When it comes to prenuptial agreements, timing is important. One of the biggest things you want to consider is the time between the signing of the prenup and the wedding itself. 

One potential reason that a prenup may be deemed invalid is if there is “no time for consideration.” This means that the person did read it — not reading it is another common issue — but they didn’t have time to think about what it meant or the ramifications of signing. Without that consideration, they may have felt forced into a decision that was not in their best interests. 

For example, imagine that it is the Friday before your Sunday wedding. The venue is booked. The bill for the food and drinks has been paid. Everyone is in town. Friends and family have flown in from all over the country. Then, your future spouse comes up to you after the rehearsal with a prenuptial agreement. They say they meant to bring it up earlier, but they forgot, and now they just need you to sign. 

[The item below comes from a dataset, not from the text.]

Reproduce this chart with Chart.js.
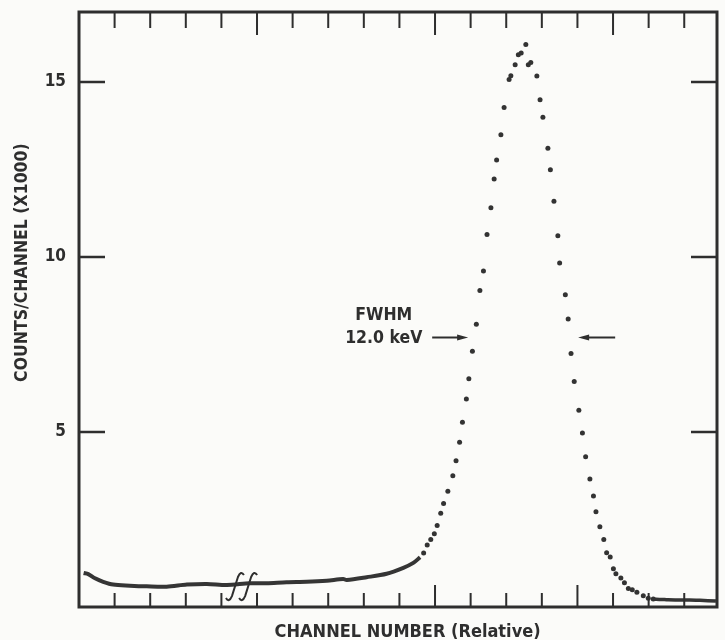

You can argue that two days is not nearly enough time to really think about it. You may not even have had time to contact your lawyer. Plus, even after you read it and sign it, you can also argue that the timing put you under duress. You would have faced a lot of embarrassment and a notable financial loss if you refused to sign the document and the wedding was called off as a result.

Prenuptial agreements are useful. Just make sure you know exactly how they work and what legal options you have before you sign one — or after you signed one under some kind of duress.